# [EXERCISE BRIEF]
Search the material below for the word "this". Copy every line that has it.

>> start STORED RECORDS

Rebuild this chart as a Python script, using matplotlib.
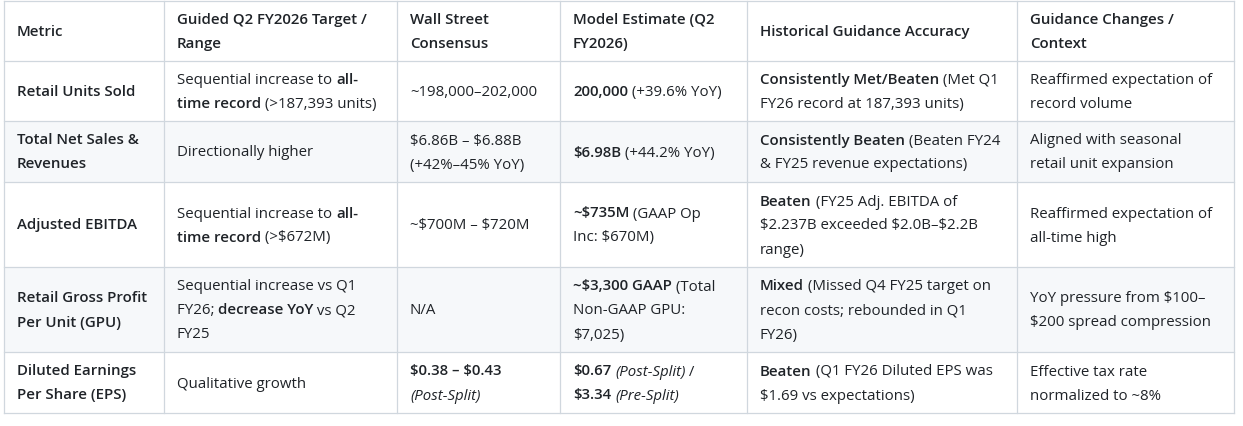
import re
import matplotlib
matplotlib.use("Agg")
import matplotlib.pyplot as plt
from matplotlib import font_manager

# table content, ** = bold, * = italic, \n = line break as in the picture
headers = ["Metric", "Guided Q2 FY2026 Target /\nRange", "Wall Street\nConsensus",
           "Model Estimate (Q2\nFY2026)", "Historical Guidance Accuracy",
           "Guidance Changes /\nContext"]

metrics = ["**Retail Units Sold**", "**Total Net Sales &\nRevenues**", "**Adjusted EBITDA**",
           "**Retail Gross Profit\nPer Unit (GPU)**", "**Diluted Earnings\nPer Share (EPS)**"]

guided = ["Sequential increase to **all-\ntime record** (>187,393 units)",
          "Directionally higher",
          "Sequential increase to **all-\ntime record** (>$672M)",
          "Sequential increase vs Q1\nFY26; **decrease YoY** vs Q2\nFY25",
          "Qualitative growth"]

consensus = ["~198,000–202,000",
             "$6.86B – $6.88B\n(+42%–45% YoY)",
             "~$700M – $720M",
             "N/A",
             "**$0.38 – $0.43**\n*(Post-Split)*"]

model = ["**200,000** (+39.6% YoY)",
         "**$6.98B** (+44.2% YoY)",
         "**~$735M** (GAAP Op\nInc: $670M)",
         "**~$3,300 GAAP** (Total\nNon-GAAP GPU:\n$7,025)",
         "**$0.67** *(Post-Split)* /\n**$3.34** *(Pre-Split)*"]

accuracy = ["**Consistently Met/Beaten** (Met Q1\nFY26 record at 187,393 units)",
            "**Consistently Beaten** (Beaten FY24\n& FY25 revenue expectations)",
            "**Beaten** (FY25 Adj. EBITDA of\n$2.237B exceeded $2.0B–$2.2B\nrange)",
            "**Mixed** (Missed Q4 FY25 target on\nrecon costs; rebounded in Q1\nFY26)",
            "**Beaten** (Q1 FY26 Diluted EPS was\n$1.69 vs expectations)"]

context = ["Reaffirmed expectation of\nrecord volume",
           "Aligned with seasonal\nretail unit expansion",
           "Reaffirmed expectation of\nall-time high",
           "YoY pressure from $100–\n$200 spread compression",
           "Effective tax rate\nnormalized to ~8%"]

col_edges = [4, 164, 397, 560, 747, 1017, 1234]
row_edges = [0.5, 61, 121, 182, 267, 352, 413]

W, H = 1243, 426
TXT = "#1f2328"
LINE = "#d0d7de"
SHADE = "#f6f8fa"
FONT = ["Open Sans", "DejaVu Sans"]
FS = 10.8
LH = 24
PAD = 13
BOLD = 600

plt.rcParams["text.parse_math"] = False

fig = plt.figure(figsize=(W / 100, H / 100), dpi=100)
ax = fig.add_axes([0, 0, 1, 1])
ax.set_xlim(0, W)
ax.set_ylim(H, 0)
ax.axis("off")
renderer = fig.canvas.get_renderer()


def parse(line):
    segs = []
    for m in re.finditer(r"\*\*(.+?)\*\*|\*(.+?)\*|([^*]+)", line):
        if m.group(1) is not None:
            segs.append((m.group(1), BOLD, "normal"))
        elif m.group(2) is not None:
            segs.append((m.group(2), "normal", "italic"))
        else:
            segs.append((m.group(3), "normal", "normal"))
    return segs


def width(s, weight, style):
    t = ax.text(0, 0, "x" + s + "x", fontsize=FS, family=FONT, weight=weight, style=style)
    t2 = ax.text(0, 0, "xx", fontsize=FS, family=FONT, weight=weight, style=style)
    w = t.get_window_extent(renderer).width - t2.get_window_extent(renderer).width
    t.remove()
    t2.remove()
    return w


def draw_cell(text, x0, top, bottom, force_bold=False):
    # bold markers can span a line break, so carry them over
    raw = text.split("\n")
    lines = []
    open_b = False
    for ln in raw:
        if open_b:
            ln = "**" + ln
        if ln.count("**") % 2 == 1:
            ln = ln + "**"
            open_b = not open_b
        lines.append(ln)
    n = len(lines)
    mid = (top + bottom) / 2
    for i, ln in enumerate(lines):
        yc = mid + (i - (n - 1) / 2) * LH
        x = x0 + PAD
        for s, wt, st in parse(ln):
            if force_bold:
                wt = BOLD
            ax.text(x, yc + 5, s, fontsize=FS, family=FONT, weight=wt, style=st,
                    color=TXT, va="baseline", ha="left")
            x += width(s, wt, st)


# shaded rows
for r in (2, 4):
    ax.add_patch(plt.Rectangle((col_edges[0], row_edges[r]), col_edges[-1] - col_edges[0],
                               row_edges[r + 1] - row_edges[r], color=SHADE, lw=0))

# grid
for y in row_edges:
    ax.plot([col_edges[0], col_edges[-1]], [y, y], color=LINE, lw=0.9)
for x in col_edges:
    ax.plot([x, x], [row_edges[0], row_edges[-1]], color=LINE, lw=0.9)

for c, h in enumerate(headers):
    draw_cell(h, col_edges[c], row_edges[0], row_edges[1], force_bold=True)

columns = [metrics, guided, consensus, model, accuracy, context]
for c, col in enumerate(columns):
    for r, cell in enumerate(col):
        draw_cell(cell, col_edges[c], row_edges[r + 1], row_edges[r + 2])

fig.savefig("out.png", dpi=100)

>> end STORED RECORDS
>> start STORED RECORDS

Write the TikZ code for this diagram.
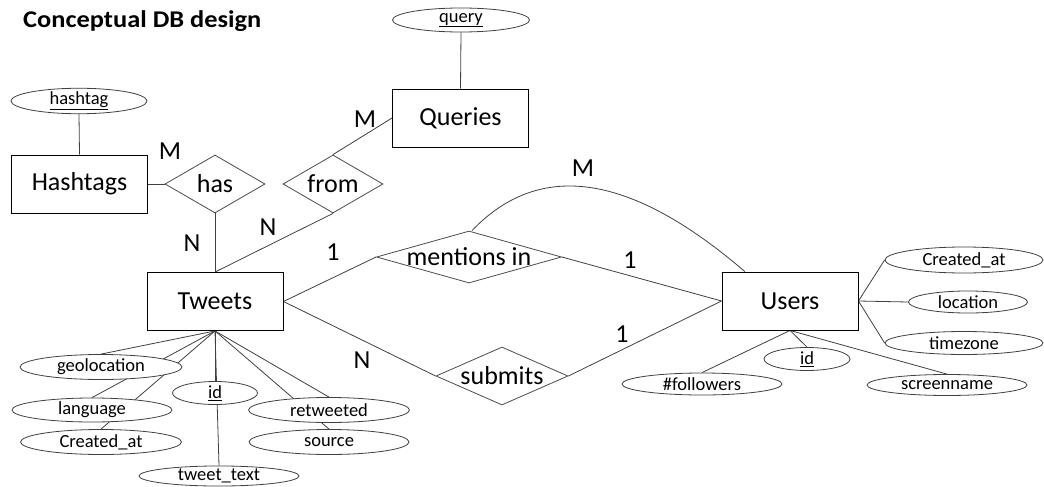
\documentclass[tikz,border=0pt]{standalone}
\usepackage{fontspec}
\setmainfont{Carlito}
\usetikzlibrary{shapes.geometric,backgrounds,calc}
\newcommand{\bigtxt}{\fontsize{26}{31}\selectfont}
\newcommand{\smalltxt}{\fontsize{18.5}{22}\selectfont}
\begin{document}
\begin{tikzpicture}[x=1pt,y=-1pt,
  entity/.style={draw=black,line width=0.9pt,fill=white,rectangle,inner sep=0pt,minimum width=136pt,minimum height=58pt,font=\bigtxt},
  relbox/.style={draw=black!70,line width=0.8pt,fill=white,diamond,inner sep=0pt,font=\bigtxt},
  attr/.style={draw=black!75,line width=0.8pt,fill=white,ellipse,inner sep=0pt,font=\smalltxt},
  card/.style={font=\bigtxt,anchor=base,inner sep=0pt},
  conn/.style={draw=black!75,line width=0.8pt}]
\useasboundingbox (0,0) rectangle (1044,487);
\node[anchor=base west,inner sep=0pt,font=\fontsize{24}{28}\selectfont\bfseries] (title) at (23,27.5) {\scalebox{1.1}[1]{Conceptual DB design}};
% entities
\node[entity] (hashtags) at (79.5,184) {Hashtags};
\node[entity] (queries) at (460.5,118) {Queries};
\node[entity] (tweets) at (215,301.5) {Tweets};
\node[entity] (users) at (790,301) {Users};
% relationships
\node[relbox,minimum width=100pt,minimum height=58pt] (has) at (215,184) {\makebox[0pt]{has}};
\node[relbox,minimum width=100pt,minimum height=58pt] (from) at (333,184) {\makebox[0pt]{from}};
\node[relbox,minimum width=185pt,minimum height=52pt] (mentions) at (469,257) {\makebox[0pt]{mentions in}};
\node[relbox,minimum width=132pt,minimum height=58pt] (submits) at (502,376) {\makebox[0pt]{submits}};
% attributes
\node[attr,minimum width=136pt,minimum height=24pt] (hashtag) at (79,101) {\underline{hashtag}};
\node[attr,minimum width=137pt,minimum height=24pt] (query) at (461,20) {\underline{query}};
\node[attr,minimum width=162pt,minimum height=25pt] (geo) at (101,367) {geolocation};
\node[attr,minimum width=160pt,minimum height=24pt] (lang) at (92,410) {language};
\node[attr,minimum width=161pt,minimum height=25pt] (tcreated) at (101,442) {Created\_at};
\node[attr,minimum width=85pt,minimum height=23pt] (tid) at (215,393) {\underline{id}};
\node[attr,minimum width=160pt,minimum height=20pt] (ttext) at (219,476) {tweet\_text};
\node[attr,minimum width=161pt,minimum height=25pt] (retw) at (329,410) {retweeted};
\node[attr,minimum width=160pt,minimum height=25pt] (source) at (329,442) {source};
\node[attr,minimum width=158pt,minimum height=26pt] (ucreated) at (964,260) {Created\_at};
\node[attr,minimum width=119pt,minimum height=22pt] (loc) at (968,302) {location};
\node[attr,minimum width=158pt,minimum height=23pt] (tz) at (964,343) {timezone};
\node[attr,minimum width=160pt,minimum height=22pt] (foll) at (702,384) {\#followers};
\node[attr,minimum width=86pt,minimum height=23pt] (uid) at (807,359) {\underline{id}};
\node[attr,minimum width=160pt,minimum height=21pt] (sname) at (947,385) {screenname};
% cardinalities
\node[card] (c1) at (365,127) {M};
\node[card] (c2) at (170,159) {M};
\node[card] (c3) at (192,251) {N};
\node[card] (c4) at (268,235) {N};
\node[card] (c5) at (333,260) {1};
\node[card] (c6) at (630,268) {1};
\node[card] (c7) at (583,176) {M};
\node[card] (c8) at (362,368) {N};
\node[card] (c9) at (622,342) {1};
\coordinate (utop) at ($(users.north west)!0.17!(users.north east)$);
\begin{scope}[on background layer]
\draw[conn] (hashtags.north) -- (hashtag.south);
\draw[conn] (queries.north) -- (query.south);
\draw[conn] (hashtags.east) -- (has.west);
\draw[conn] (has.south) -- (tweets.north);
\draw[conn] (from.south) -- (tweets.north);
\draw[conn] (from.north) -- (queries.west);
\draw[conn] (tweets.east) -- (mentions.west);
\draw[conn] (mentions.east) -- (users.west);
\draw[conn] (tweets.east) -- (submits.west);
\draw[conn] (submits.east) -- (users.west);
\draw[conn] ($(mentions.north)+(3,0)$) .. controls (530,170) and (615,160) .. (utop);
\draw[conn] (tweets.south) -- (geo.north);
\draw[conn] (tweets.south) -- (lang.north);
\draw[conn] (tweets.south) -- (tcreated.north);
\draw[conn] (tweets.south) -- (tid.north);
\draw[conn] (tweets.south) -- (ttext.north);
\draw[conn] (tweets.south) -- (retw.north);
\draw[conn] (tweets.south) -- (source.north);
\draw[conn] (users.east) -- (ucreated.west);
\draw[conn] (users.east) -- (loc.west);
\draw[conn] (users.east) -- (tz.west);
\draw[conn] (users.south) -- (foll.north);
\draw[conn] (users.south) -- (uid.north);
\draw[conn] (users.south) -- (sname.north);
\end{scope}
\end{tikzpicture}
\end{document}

>> end STORED RECORDS

# [CORRECT ANSWER]
Rebuild this chart as a Python script, using matplotlib.
Write the TikZ code for this diagram.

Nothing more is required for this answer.